Exercise 8.2 Solutions (Class 9)

(i) Show SR || AC and SR = 1/2 AC:
In ΔDAC, S is the mid-point of DA and R is the mid-point of DC.
By the Mid-point Theorem, the line segment joining the mid-points of two sides of a triangle is parallel to the third side and half of it.
Therefore, SR || AC and SR = (1/2)AC. (Proved)

(ii) Show PQ = SR:
In ΔBAC, P is the mid-point of AB and Q is the mid-point of BC.
By the Mid-point Theorem, PQ || AC and PQ = (1/2)AC.
From part (i), we have SR = (1/2)AC. Therefore, PQ = SR. (Proved)

(iii) Show PQRS is a parallelogram:
From the proofs above, we have PQ || AC and SR || AC, which implies PQ || SR.
We also have PQ = SR.
Since one pair of opposite sides (PQ and SR) is both equal and parallel, the quadrilateral PQRS is a parallelogram. (Proved)

Join diagonals AC and BD. From Q1, we know PQRS is a parallelogram.
In ΔADC, SR || AC and SR = 1/2 AC.
In ΔABC, PQ || AC and PQ = 1/2 AC.
In ΔADB, SP || BD and SP = 1/2 BD.
In ΔCDB, RQ || BD and RQ = 1/2 BD.

The diagonals of a rhombus (AC and BD) bisect each other at right angles. So, AC ⊥ BD.

Since SR || AC and RQ || BD, the angle between SR and RQ must be the same as the angle between AC and BD.
Therefore, SR ⊥ RQ, which means ∠SRQ = 90°.

A parallelogram with one right angle is a rectangle.
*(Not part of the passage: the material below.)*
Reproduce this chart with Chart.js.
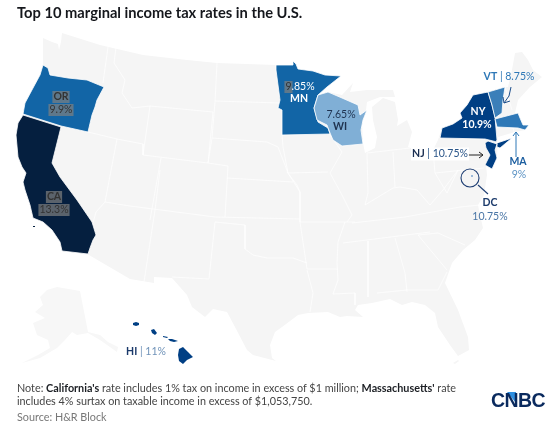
<!DOCTYPE html>
<html>
<head>
<meta charset="utf-8">
<script src="https://cdn.jsdelivr.net/npm/chart.js@4/dist/chart.umd.min.js"></script>
<style>
  body { margin: 0; background: #fff; font-family: Lato, sans-serif; }
  #wrap { position: relative; width: 550px; height: 427px; overflow: hidden; }
  canvas { position: absolute; left: 0; top: 0; }
  h1 { position: absolute; left: 17px; top: 2px; margin: 0; font: 700 14.7px/20px Lato, sans-serif; color: #15171c; white-space: nowrap; }
  #note { position: absolute; left: 17px; top: 381px; font: 10.8px/13px Lato, sans-serif; color: #444; white-space: nowrap; }
  #note b { color: #1c1f24; }
  #source { position: absolute; left: 17px; top: 410px; font: 10.8px/13px Lato, sans-serif; color: #777; white-space: nowrap; }
  #logo { position: absolute; left: 491px; top: 390px; font: 900 19.5px/20px "Liberation Sans", sans-serif; color: #0a2a5e; letter-spacing: -0.6px; }
</style>
</head>
<body>
<div id="wrap">
  <canvas id="mapa" width="550" height="427"></canvas>
  <h1>Top 10 marginal income tax rates in the U.S.</h1>
  <div id="note">Note: <b>California's</b> rate includes 1% tax on income in excess of $1 million; <b>Massachusetts'</b> rate<br>includes 4% surtax on taxable income in excess of $1,053,750.</div>
  <div id="source">Source: H&amp;R Block</div>
  <div id="logo">CNBC</div>
</div>
<script>
// ---------------- DATA ----------------
const stateCodes = ["CA", "HI", "NY", "NJ", "DC", "OR", "MN", "MA", "VT", "WI"];
const stateRates = ["13.3%", "11%", "10.9%", "10.75%", "10.75%", "9.9%", "9.85%", "9%", "8.75%", "7.65%"];

// outlines
const land = [[43,38],[52,42],[58,44],[59,50],[61,42],[62,33],[100,45],[143,55],[187,60],[217,63],[276,65],[293,65],[293,61],[296,64],[298,69],[313,71],[325,75],[341,76],[327,87],[318,95],[328,92],[342,95],[353,83],[350,92],[367,90],[393,90],[395,97],[380,97],[367,102],[366,110],[362,123],[363,143],[365,153],[375,148],[377,137],[373,120],[372,107],[383,98],[395,102],[398,120],[397,126],[407,120],[412,132],[408,147],[420,152],[433,150],[438,140],[442,128],[453,124],[462,118],[460,113],[467,105],[473,95],[488,92],[505,87],[508,87],[512,70],[515,53],[522,52],[528,60],[533,70],[542,77],[530,87],[518,100],[515,113],[520,118],[523,125],[529,125],[525,130],[515,132],[498,137],[497,147],[497,158],[492,169],[486,165],[487,175],[484,195],[478,205],[480,215],[483,228],[475,240],[463,250],[452,263],[445,283],[458,310],[468,337],[469,350],[458,356],[450,345],[438,327],[435,313],[425,305],[412,302],[402,305],[390,299],[372,303],[358,305],[355,310],[363,317],[347,316],[340,317],[328,312],[308,313],[298,315],[282,327],[275,332],[270,345],[272,358],[276,361],[253,355],[247,350],[235,327],[227,312],[213,309],[205,317],[192,307],[187,295],[172,278],[154,277],[154,283],[130,279],[89,255],[62,251],[60,242],[52,230],[43,222],[33,218],[30,205],[25,190],[23,182],[26,173],[22,167],[18,157],[16,135],[23,115],[25,103],[33,88],[40,75],[43,65],[43,50]];
const floridaKeys = [[453,363],[458,360],[459,361],[455,364]];
const alaska = [[47,290],[57,287],[80,291],[88,332],[100,335],[108,342],[118,347],[117,352],[100,340],[88,333],[77,335],[72,332],[65,340],[57,348],[40,358],[22,363],[38,355],[50,348],[48,340],[37,335],[33,323],[45,318],[35,312],[43,305],[40,297]];
const oregon = [[43,65],[48,68],[50,75],[68,78],[87,80],[104,87],[97,100],[95,107],[92,115],[88,132],[61,126],[23,114],[25,103],[33,88],[40,75]];
const california = [[23,115],[61,127],[52,163],[60,177],[77,200],[92,222],[96,235],[93,240],[90,248],[88,254],[62,251],[60,242],[52,230],[43,222],[33,218],[30,205],[25,190],[23,182],[26,173],[22,167],[18,157],[16,135],[18,123]];
const minnesota = [[276,65],[293,65],[293,61],[296,64],[298,69],[313,71],[325,75],[341,76],[327,87],[318,95],[314,108],[318,122],[328,128],[330,134],[282,135],[282,110],[278,108],[280,100],[276,70]];
const wisconsin = [[318,95],[328,92],[342,98],[358,105],[360,115],[367,110],[363,120],[361,130],[363,144],[342,146],[333,140],[330,133],[327,125],[317,120],[314,108]];
const newYork = [[440,138],[442,128],[453,124],[462,118],[460,113],[467,105],[473,95],[488,92],[492,105],[495,117],[497,140],[497,143],[512,138],[500,148],[497,147],[497,142],[485,139]];
const vermont = [[488,92],[505,87],[503,100],[502,113],[495,118],[492,105]];
const massachusetts = [[495,119],[518,113],[520,118],[523,125],[529,125],[525,130],[518,128],[497,127]];
const newJersey = [[485,143],[488,141],[497,144],[495,150],[497,158],[492,169],[485,165],[490,155],[486,148]];
const kauai = [[133,323],[136,322],[139,323],[139,325],[136,326],[133,325]];
const oahu = [[151,330],[154,329],[157,333],[155,335],[152,333]];
const molokai = [[163,336],[168,337],[167,338],[163,337]];
const maui = [[168,339],[172,339],[178,341],[174,342],[170,341]];
const bigIsland = [[179,349],[183,347],[188,352],[193,357],[187,360],[183,364],[179,361],[178,355]];
const dcPoint = [[472,176]];
const lensPoint = [[470,178]];
const catalina = [[33,226],[35,226],[35,227],[33,227]];
const logoWedge = [[507,392],[516,392],[516,403]];

// divisas interiores
const borders = [
  [[108,47],[103,83]], [[116,47],[114,63],[125,80],[122,93],[132,108],[150,106]],
  [[88,132],[117,139],[143,144]], [[150,106],[213,112],[208,163],[143,155],[150,106]],
  [[143,144],[143,155]], [[161,158],[150,220]], [[117,139],[105,202],[96,212],[93,223]],
  [[105,202],[130,206],[215,217],[300,219]], [[155,210],[144,282]], [[160,170],[155,210]],
  [[208,163],[228,166],[225,217]], [[227,178],[293,182]], [[287,172],[297,185],[300,192],[300,222],[307,269]],
  [[217,63],[215,102],[212,138],[208,163]], [[215,101],[280,103]], [[212,138],[267,142],[278,147],[288,173],[300,192]],
  [[282,135],[283,147],[288,173],[328,172]], [[330,135],[342,152],[330,173],[342,195],[352,215],[347,222]],
  [[300,222],[355,222]], [[367,153],[368,193],[365,205]], [[393,152],[395,187]], [[367,153],[410,148]],
  [[365,205],[393,188],[400,187],[417,190],[430,205],[443,190],[458,170]], [[433,150],[435,173],[484,168]],
  [[352,223],[405,217],[460,207],[480,205]], [[343,243],[430,232]], [[418,235],[447,270]], [[418,235],[438,233],[465,245]],
  [[368,241],[368,297]], [[395,238],[405,273],[407,292]], [[377,293],[407,290],[438,290],[447,272]],
  [[333,294],[355,293],[355,305]], [[307,269],[338,269]], [[307,270],[313,293],[310,312]],
  [[338,242],[337,263],[338,280],[333,294]], [[345,222],[338,242]], [[215,222],[245,225],[245,249],[253,255],[267,258],[293,258],[307,263]],
  [[215,222],[209,279],[172,277]], [[505,87],[512,110]], [[513,128],[515,135]], [[497,127],[513,128]], [[435,173],[447,193],[458,170]]
];

// setas e lupa
const lensHandle = [[478,185],[488,194]];
const vtArrow = [[511,87],[509,96],[504,103]];
const vtHead = [[503,97],[504,103],[510,101]];
const maArrow = [[516,157],[516,132]];
const maHead = [[513,136],[516,132],[519,136]];
const njArrow = [[468,155],[483,155]];
const njHead = [[479,152],[483,155],[479,158]];

const LAND = "#f5f5f5", ALASKA = "#f7f7f7", WHITE = "#ffffff";
const rateColor = { "13.3%": "#051f3f", "11%": "#003f84", "10.9%": "#003f84", "10.75%": "#003f84", "9.9%": "#1265a6", "9.85%": "#1265a6", "9%": "#2e78b7", "8.75%": "#3b7fb9", "7.65%": "#80afd6" };
const rateOf = code => stateRates[stateCodes.indexOf(code)];
const colorOf = code => rateColor[rateOf(code)];
const toPoints = list => list.map(p => ({ x: p[0], y: p[1] }));

// ---------------- DATASETS ----------------
function shape(outline, color, line) {
  return {
    data: toPoints(outline.concat([outline[0]])),
    showLine: true,
    fill: "shape",
    backgroundColor: color,
    borderColor: line || color,
    borderWidth: line ? 0.8 : 0,
    pointRadius: 0,
    tension: 0
  };
}

function stroke(path, color, width) {
  return {
    data: toPoints(path),
    showLine: true,
    fill: false,
    borderColor: color,
    borderWidth: width,
    pointRadius: 0,
    tension: 0
  };
}

const layers = [
  shape(land, LAND),
  shape(floridaKeys, LAND),
  shape(alaska, ALASKA),
  shape(catalina, colorOf("CA")),
  ...borders.map(b => stroke(b, WHITE, 0.7)),
  shape(oregon, colorOf("OR"), WHITE),
  shape(california, colorOf("CA"), WHITE),
  shape(minnesota, colorOf("MN"), WHITE),
  shape(wisconsin, colorOf("WI"), WHITE),
  shape(newYork, colorOf("NY"), WHITE),
  shape(vermont, colorOf("VT"), WHITE),
  shape(massachusetts, colorOf("MA"), WHITE),
  shape(newJersey, colorOf("NJ"), WHITE),
  shape(kauai, colorOf("HI")),
  shape(oahu, colorOf("HI")),
  shape(molokai, colorOf("HI")),
  shape(maui, colorOf("HI")),
  shape(bigIsland, colorOf("HI")),
  { data: toPoints(dcPoint), pointRadius: 1, backgroundColor: "#7fa6cf", borderWidth: 0 },
  { data: toPoints(lensPoint), pointRadius: 9, backgroundColor: "rgba(0,0,0,0)", borderColor: "#1f3f74", borderWidth: 1.1 },
  stroke(lensHandle, "#1f3f74", 1.1),
  stroke(vtArrow, "#1d4f8c", 1),
  stroke(vtHead, "#1d4f8c", 1),
  stroke(maArrow, "#2e78b7", 1),
  stroke(maHead, "#2e78b7", 1),
  stroke(njArrow, "#222222", 1),
  stroke(njHead, "#222222", 1),
  shape(logoWedge, "#2e8fe0")
];

// Chart.js pinta o primeiro dataset por cima
layers.forEach((d, i) => { d.order = layers.length - i; });

// ---------------- ETIQUETAS ----------------
const BOLD = "700 10.5px Lato, sans-serif";
const REG = "400 10.5px Lato, sans-serif";
const labels = [
  { x: 61, y: 97, runs: [["OR", BOLD, "#333"]], mark: "all" },
  { x: 61, y: 110, runs: [[rateOf("OR"), REG, "#333"]], mark: "all" },
  { x: 54, y: 197, runs: [["CA", BOLD, "#333"]], mark: "all" },
  { x: 54, y: 210, runs: [[rateOf("CA"), REG, "#333"]], mark: "all" },
  { x: 300, y: 87, runs: [["9", REG, "#333"], [".85%", REG, "#fff"]], mark: "first" },
  { x: 299, y: 99, runs: [["MN", BOLD, "#fff"]] },
  { x: 341, y: 115, runs: [[rateOf("WI"), REG, "#1f3350"]] },
  { x: 340, y: 127, runs: [["WI", BOLD, "#1f3350"]] },
  { x: 478, y: 112, runs: [["NY", BOLD, "#fff"]] },
  { x: 477, y: 125, runs: [[rateOf("NY"), BOLD, "#fff"]] },
  { x: 509, y: 77, runs: [["VT", BOLD, "#2e78b7"], [" | " + rateOf("VT"), REG, "#2e78b7"]] },
  { x: 440, y: 154, runs: [["NJ", BOLD, "#1b2f52"], [" | " + rateOf("NJ"), REG, "#2a5588"]], back: "#fff" },
  { x: 518, y: 162, runs: [["MA", BOLD, "#1d5fa0"]] },
  { x: 519, y: 175, runs: [[rateOf("MA"), REG, "#5c93c4"]] },
  { x: 490, y: 203, runs: [["DC", BOLD, "#1b3a6b"]] },
  { x: 490, y: 217, runs: [[rateOf("DC"), REG, "#4a76a6"]] },
  { x: 146, y: 352, runs: [["HI", BOLD, "#1b3a6b"], [" | " + rateOf("HI"), REG, "#6f92b8"]] }
];

const stateLabels = {
  id: "stateLabels",
  afterDatasetsDraw(chart) {
    const { ctx, scales } = chart;
    ctx.save();
    ctx.textBaseline = "middle";
    ctx.textAlign = "left";
    labels.forEach(l => {
      const widths = l.runs.map(r => { ctx.font = r[1]; return ctx.measureText(r[0]).width; });
      const total = widths.reduce((a, b) => a + b, 0);
      let px = scales.x.getPixelForValue(l.x) - total / 2;
      const py = scales.y.getPixelForValue(l.y);
      if (l.back) {
        ctx.fillStyle = l.back;
        ctx.fillRect(px - 1, py - 6.5, total + 2, 13);
      }
      l.runs.forEach((r, i) => {
        if (l.mark === "all" || (l.mark === "first" && i === 0)) {
          ctx.fillStyle = "rgba(128,128,128,0.7)";
          ctx.fillRect(px - 1, py - 6, widths[i] + 2, 12);
        }
        ctx.font = r[1];
        ctx.fillStyle = r[2];
        ctx.fillText(r[0], px, py);
        px += widths[i];
      });
    });
    ctx.restore();
  }
};

// ---------------- GRÁFICO ----------------
new Chart(document.getElementById("mapa"), {
  type: "scatter",
  data: { datasets: layers },
  options: {
    responsive: false,
    animation: false,
    layout: { padding: 0, autoPadding: false },
    plugins: { legend: { display: false }, tooltip: { enabled: false }, title: { display: false } },
    scales: {
      x: { type: "linear", min: 0, max: 550, display: false },
      y: { type: "linear", min: 0, max: 427, reverse: true, display: false }
    }
  },
  plugins: [stateLabels]
});
</script>
</body>
</html>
Hence, PQRS is a rectangle. (Proved)

Join diagonals AC and BD. From Q1, we know PQRS is a parallelogram.

In ΔABC, by Mid-point Theorem, PQ = 1/2 AC.
In ΔADC, by Mid-point Theorem, SR = 1/2 AC. So PQ = SR.
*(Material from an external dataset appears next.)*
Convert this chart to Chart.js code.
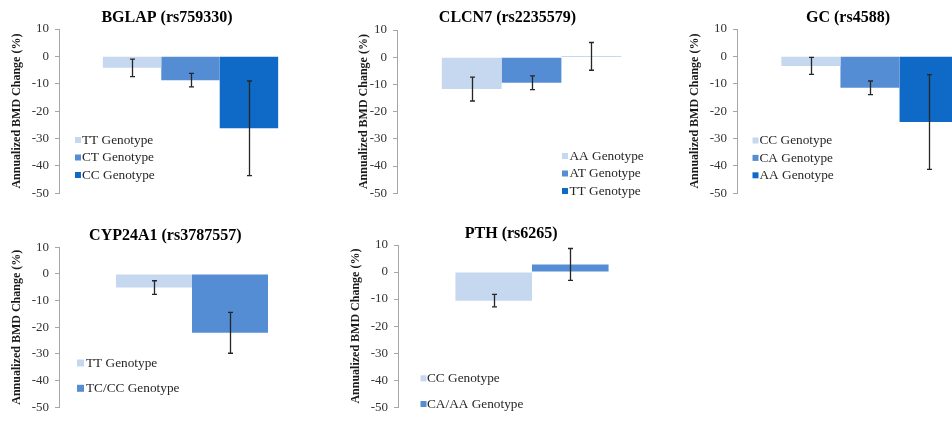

In ΔABD, by Mid-point Theorem, SP = 1/2 BD.
In ΔBCD, by Mid-point Theorem, RQ = 1/2 BD. So SP = RQ.

The diagonals of a rectangle are equal, so AC = BD.
Therefore, PQ = SP = RQ = SR (since each is half of the equal diagonals).

A parallelogram with all four sides equal is a rhombus. Hence, PQRS is a rhombus. (Proved)

Given: Trapezium ABCD, AB || DC. E is mid-point of AD. EF || AB.

To Prove: F is the mid-point of BC.

Construction: Let EF intersect diagonal BD at G.

Proof:
In ΔDAB, E is the mid-point of AD and EG || AB (since EF || AB).
By the Converse of the Mid-point Theorem, a line drawn through the mid-point of one side of a triangle, parallel to another side, bisects the third side.
Therefore, G is the mid-point of DB.

Now, in ΔBCD, G is the mid-point of DB (proved above).
Also, since AB || DC and EF || AB, it follows that EF || DC. So, GF || DC.
Again, by the Converse of the Mid-point Theorem, F must be the mid-point of BC.

(Proved)

Since ABCD is a parallelogram, AB || CD and AB = CD.
This means AE || FC and AE = 1/2 AB = 1/2 CD = FC. Since one pair of opposite sides (AE and FC) is equal and parallel, AECF is a parallelogram. Therefore, AF || EC.

In ΔDQC, F is the mid-point of DC and FP || CQ (since AF || EC). By Converse of Mid-point theorem, P is the mid-point of DQ. So, DP = PQ. —(1)

In ΔAPB, E is the mid-point of AB and EQ || AP (since AF || EC). By Converse of Mid-point theorem, Q is the mid-point of PB. So, PQ = QB. —(2)

From (1) and (2), we have DP = PQ = QB. This means the segments AF and EC divide the diagonal BD into three equal parts.

(Proved)

(i) D is the mid-point of AC:
In ΔABC, M is the mid-point of AB and MD || BC. By the Converse of the Mid-point Theorem, D must be the mid-point of the third side AC. (Proved)

(ii) MD ⊥ AC:
Given MD || BC. Since BC ⊥ AC (∠C = 90°), the corresponding angles are equal. Therefore, ∠MDC = ∠BCA = 90°. This means MD ⊥ AC. (Proved)

(iii) CM = MA = 1/2 AB:
Join CM. In ΔADM and ΔCDM:
• AD = CD (D is the mid-point)
• ∠ADM = ∠CDM = 90° (Proved)
• MD = MD (Common)
By SAS congruence, ΔADM ≅ ΔCDM. So, CM = AM (by CPCT).
Since M is the mid-point of AB, AM = 1/2 AB.
Therefore, CM = AM = 1/2 AB. (Proved)